Harris dropped the tranquilizer gun and groped blindly to his right until he located a wet T-shirt. He rubbed his hand with it, all in a panic. Someone slapped him. There was a scream. The hatchet sliced through the air above him and lodged itself into the bar's wood paneling. The tune from Super Mario Bros. 2 played on. The other singing started, in cacophonous counterpoint.
“An awful foe is in our land, drive him out, oh, drive him out! Donkey-faced bedmate of Satan,” the loa shrieked. She struggled to remove the hatchet head from the wood. She was an enormous woman, a woman built to compete in the shotput event. She would have the hatchet loose in no time. Harris looked about frenziedly. His heart was already responding, either to bufotenine or to the threat of hatchetation. The tranquilizer gun was on top of Super Mario Bros. 2 and under the loa's very feet, but farther into the bar, at a safer distance, Harris saw his maraschino cherry on the floor. He dropped, ignoring the alarmed flash of pain from the injured knee, and groped with his uninjured hand. Something squished under his palm and stuck to him. He peeled it off to examine it.
It was a flattened cherry, a different cherry. Now Harris could see that the floor of the Gateway Bar was littered with maraschino cherries. One of them was injected with tetrodotoxin. There was no way to tell which just by looking.
Near him, under a table, a woman in a wet T-shirt sat with her hands over her ears and stared at him.
NEVADA BOB'S
, the T-shirt read. It struck Harris as funny. The word
BOB
. Suddenly Harris saw that
BOB
was a very funny word, especially stuck there like that between two large breasts whose nipples were as obvious as maraschino cherries. He started to say something, but a sudden movement to one side made him turn to look that way instead. He wondered what he had been going to say.

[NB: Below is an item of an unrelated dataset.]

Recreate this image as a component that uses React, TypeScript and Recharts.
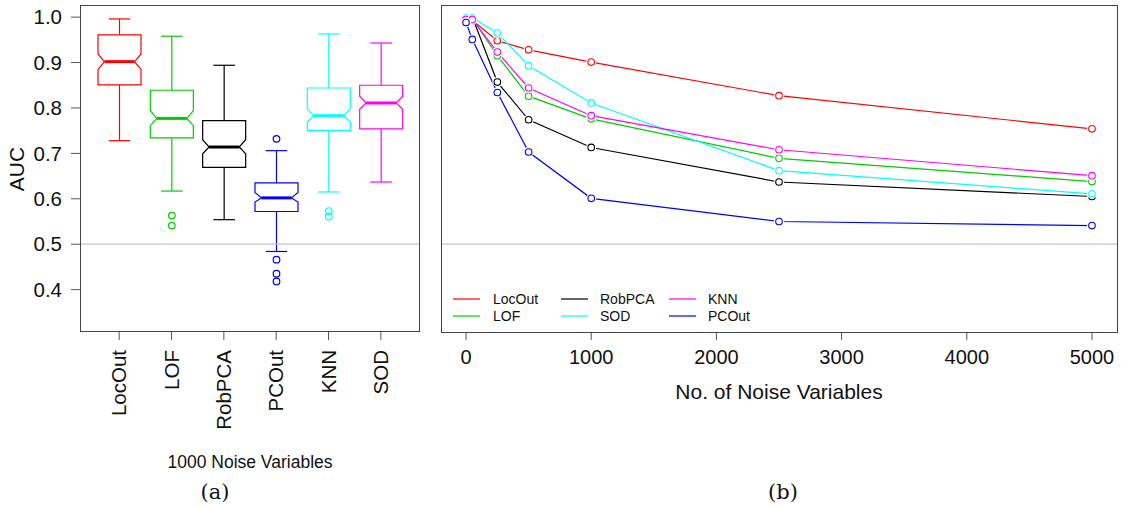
import { ComposedChart, Bar, XAxis, YAxis, ReferenceLine, LineChart, Line } from 'recharts';

const FONT = '"Liberation Sans", Arial, Helvetica, sans-serif';

// panel (a): boxplots at 1000 noise variables
const methods = ['LocOut', 'LOF', 'RobPCA', 'PCOut', 'KNN', 'SOD'];
const boxColors = ['#ff0000', '#00cd00', '#000000', '#0000ff', '#00ffff', '#ff00ff'];
const whiskerLow = [0.728, 0.617, 0.554, 0.484, 0.615, 0.637];
const q1 = [0.851, 0.734, 0.669, 0.572, 0.75, 0.754];
const notchLow = [0.885, 0.761, 0.699, 0.593, 0.769, 0.797];
const median = [0.902, 0.777, 0.714, 0.602, 0.783, 0.811];
const notchHigh = [0.919, 0.794, 0.73, 0.614, 0.798, 0.826];
const q3 = [0.961, 0.839, 0.772, 0.635, 0.844, 0.85];
const whiskerHigh = [0.996, 0.958, 0.894, 0.706, 0.963, 0.943];
const outliers: number[][] = [[], [0.563, 0.541], [], [0.732, 0.466, 0.435, 0.418], [0.573, 0.561], []];
const aucTicks = [0.4, 0.5, 0.6, 0.7, 0.8, 0.9, 1.0];

// panel (b): median AUC vs number of noise variables
const noiseVars = [0, 50, 250, 500, 1000, 2500, 5000];
const locOut = [0.995, 0.993, 0.948, 0.928, 0.901, 0.827, 0.754];
const lof = [0.997, 0.997, 0.915, 0.826, 0.776, 0.689, 0.638];
const robPca = [1.0, 1.0, 0.857, 0.774, 0.713, 0.637, 0.605];
const sod = [0.999, 0.999, 0.965, 0.893, 0.811, 0.662, 0.611];
const knn = [0.995, 0.995, 0.923, 0.844, 0.783, 0.708, 0.651];
const pcOut = [0.988, 0.951, 0.834, 0.703, 0.601, 0.55, 0.541];
const noiseTicks = [0, 1000, 2000, 3000, 4000, 5000];

const series = [
  { key: 'LocOut', color: '#ff0000', values: locOut },
  { key: 'LOF', color: '#00cd00', values: lof },
  { key: 'RobPCA', color: '#000000', values: robPca },
  { key: 'SOD', color: '#00ffff', values: sod },
  { key: 'KNN', color: '#ff00ff', values: knn },
  { key: 'PCOut', color: '#0000ff', values: pcOut },
];
const legendCols = [['LocOut', 'LOF'], ['RobPCA', 'SOD'], ['KNN', 'PCOut']];

const Y_DOMAIN: [number, number] = [0.3067, 1.0267];

const boxData = methods.map((name, i) => ({
  name,
  color: boxColors[i],
  wl: whiskerLow[i],
  q1: q1[i],
  nl: notchLow[i],
  med: median[i],
  nh: notchHigh[i],
  q3: q3[i],
  wh: whiskerHigh[i],
  out: outliers[i],
  range: [Math.min(whiskerLow[i], ...outliers[i]), Math.max(whiskerHigh[i], ...outliers[i])],
}));

const lineData = noiseVars.map((n, i) => {
  const row: Record<string, number> = { n };
  series.forEach((s) => (row[s.key] = s.values[i]));
  return row;
});

function BoxShape(props: any) {
  const { x, y, width, height, payload } = props;
  const [lo, hi] = payload.range;
  const top = Math.min(y, y + height);
  const h = Math.abs(height);
  const py = (v: number) => top + ((hi - v) / (hi - lo)) * h;
  const cx = x + width / 2;
  const half = width / 2;
  const inset = half * 0.7;
  const c = payload.color;
  const pts = [
    [cx - half, py(payload.q1)],
    [cx - half, py(payload.nl)],
    [cx - inset, py(payload.med)],
    [cx - half, py(payload.nh)],
    [cx - half, py(payload.q3)],
    [cx + half, py(payload.q3)],
    [cx + half, py(payload.nh)],
    [cx + inset, py(payload.med)],
    [cx + half, py(payload.nl)],
    [cx + half, py(payload.q1)],
  ]
    .map((p) => p.join(','))
    .join(' ');
  return (
    <g stroke={c} fill="none" strokeWidth={1.2}>
      <line x1={cx} x2={cx} y1={py(payload.q1)} y2={py(payload.wl)} />
      <line x1={cx} x2={cx} y1={py(payload.q3)} y2={py(payload.wh)} />
      <line x1={cx - half / 2} x2={cx + half / 2} y1={py(payload.wl)} y2={py(payload.wl)} />
      <line x1={cx - half / 2} x2={cx + half / 2} y1={py(payload.wh)} y2={py(payload.wh)} />
      <polygon points={pts} />
      <line x1={cx - inset} x2={cx + inset} y1={py(payload.med)} y2={py(payload.med)} strokeWidth={3} />
      {payload.out.map((v: number, k: number) => (
        <circle key={k} cx={cx} cy={py(v)} r={3.3} />
      ))}
    </g>
  );
}

function RotTick(props: any) {
  const { x, y, payload } = props;
  return (
    <text
      x={x}
      y={y}
      transform={`rotate(-90 ${x} ${y})`}
      textAnchor="end"
      dy="0.35em"
      fontSize={20.5}
      fill="#111"
      fontFamily={FONT}
    >
      {payload.value}
    </text>
  );
}

function makeDot(color: string) {
  return (p: any) => (
    <g key={`${color}-${p.index}`}>
      <circle cx={p.cx} cy={p.cy} r={5} fill="#fff" stroke="none" />
      <circle cx={p.cx} cy={p.cy} r={3.3} fill="none" stroke={color} strokeWidth={1.1} />
    </g>
  );
}

const abs = (left: number, top: number, extra: any = {}) => ({ position: 'absolute' as const, left, top, ...extra });

export default function App() {
  return (
    <div style={{ position: 'absolute', left: 0, top: 0, width: 1129, height: 508, background: '#fff', fontFamily: FONT, color: '#111' }}>
      <div style={abs(0, 0)}>
        <ComposedChart width={440} height={508} data={boxData} margin={{ top: 5, right: 20, bottom: 0, left: 0 }}>
          <XAxis
            dataKey="name"
            type="category"
            padding={{ left: 13, right: 13 }}
            height={176}
            axisLine={false}
            tickSize={8}
            tickMargin={10}
            tickLine={{ stroke: '#555' }}
            tick={<RotTick />}
            interval={0}
          />
          <YAxis
            type="number"
            domain={Y_DOMAIN}
            ticks={aucTicks}
            width={80}
            axisLine={false}
            tickSize={9}
            tickMargin={9}
            tickLine={{ stroke: '#555' }}
            tick={{ fontSize: 20.5, fill: '#111', fontFamily: FONT }}
            tickFormatter={(v: number) => v.toFixed(1)}
            allowDataOverflow
          />
          <ReferenceLine y={0.5} stroke="#c4c4c4" strokeWidth={1.2} />
          <Bar dataKey="range" barSize={43} shape={<BoxShape />} isAnimationActive={false} />
        </ComposedChart>
      </div>

      <div style={abs(440, 0)}>
        <LineChart width={689} height={508} data={lineData} margin={{ top: 5, right: 12, bottom: 0, left: 1 }}>
          <XAxis
            dataKey="n"
            type="number"
            domain={[-200, 5200]}
            ticks={noiseTicks}
            height={176}
            axisLine={false}
            tickSize={8}
            tickMargin={10}
            tickLine={{ stroke: '#555' }}
            tick={{ fontSize: 20, fill: '#111', fontFamily: FONT }}
            allowDataOverflow
          />
          <YAxis hide type="number" domain={Y_DOMAIN} allowDataOverflow />
          <ReferenceLine y={0.5} stroke="#c4c4c4" strokeWidth={1.2} />
          {series.map((s) => (
            <Line
              key={s.key}
              dataKey={s.key}
              type="linear"
              stroke={s.color}
              strokeWidth={1.2}
              dot={makeDot(s.color)}
              activeDot={false}
              isAnimationActive={false}
            />
          ))}
        </LineChart>
      </div>

      {/* frames */}
      <div style={abs(80, 5, { width: 340, height: 327, border: '1px solid #444', boxSizing: 'border-box' })} />
      <div style={abs(441, 5, { width: 677, height: 328, border: '1px solid #444', boxSizing: 'border-box' })} />

      {/* legend of panel (b) */}
      {legendCols.map((col, ci) =>
        col.map((name, ri) => {
          const s = series.find((q) => q.key === name)!;
          const lx = [453, 561, 669][ci];
          const tx = [493, 600, 708][ci];
          const cy = [299, 316][ri];
          return (
            <div key={name}>
              <div style={abs(lx, cy - 1, { width: 27, height: 2, background: s.color, opacity: 0.6 })} />
              <div style={abs(tx, cy - 9, { fontSize: 14, lineHeight: '18px', whiteSpace: 'nowrap' })}>{name}</div>
            </div>
          );
        })
      )}

      {/* axis titles and captions */}
      <div style={abs(17 - 40, 169 - 13, { width: 80, height: 26, lineHeight: '26px', fontSize: 21, textAlign: 'center', transform: 'rotate(-90deg)' })}>AUC</div>
      <div style={abs(250 - 120, 462 - 11, { width: 240, lineHeight: '22px', fontSize: 17.5, textAlign: 'center' })}>1000 Noise Variables</div>
      <div style={abs(779 - 160, 392 - 13, { width: 320, lineHeight: '26px', fontSize: 21, textAlign: 'center' })}>No. of Noise Variables</div>
      <div style={abs(215 - 30, 492 - 13, { width: 60, lineHeight: '26px', fontSize: 21, textAlign: 'center', fontFamily: '"DejaVu Serif", "Liberation Serif", serif' })}>(a)</div>
      <div style={abs(783 - 30, 492 - 13, { width: 60, lineHeight: '26px', fontSize: 21, textAlign: 'center', fontFamily: '"DejaVu Serif", "Liberation Serif", serif' })}>(b)</div>
    </div>
  );
}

The loa brandished her hatchet. Harris retreated into the bar on his knees. The hatchet went wide again, smashed an enormous Crock-Pot that sat on the bar. Chili oozed out of the cracks.
“I shall pray for you,” the loa said, carried by the momentum of her stroke into the video games. “I shall pray for all of you whose American appetites have been tempted with foreign dishes.” She put her arms around the casing for Ghouls 'n Ghosts, lifted the entire thing from the floor, and piled it onto Super Mario Bros. 2. The music hiccoughed for a moment and then resumed.
There was now absolutely no exit from the bar through that door. Harris's backup was still out there, peering into manholes and washing windows, and the street was two video games away. Harris's amusement vanished. He wasn't likely to be at his best, alone, weaponless, with a hurt knee, and bufotenine pulsing through his body. Only one of these things could be rectified.
The bar was starting to metamorphose around him. The puddles of liquor on the floor sprouted into fountains, green liquid trees of crème de menthe, red trees of wine, gold trees of beer. The smell of liquor intensified as the trees bloomed. They grew flowers and dropped leaves in the liquid permanence of fountains, an infinite, unchanging season that was all seasons at once. A jungle lay between Harris and the loa. His tranquilizer gun was sandwiched between Super Mario Bros. 2 and Ghouls 'n Ghosts. The barrel protruded. Harris wrenched it free. It took three tries and the awesome properties of the lever to move the uppermost video game. Harris tried not to remember how the loa had picked it up off the floor with her hands. He retrieved his gun and went hunting.
She was coy now, ducking away from him, so that he only caught glimpses of her through the watery branches of liquor. A sound here and there indicated that she had stopped to smash a wooden keg or pound the cash register. Harris himself was stealthy, timing each footfall to coincide with the tones of Super Mario Bros. 2.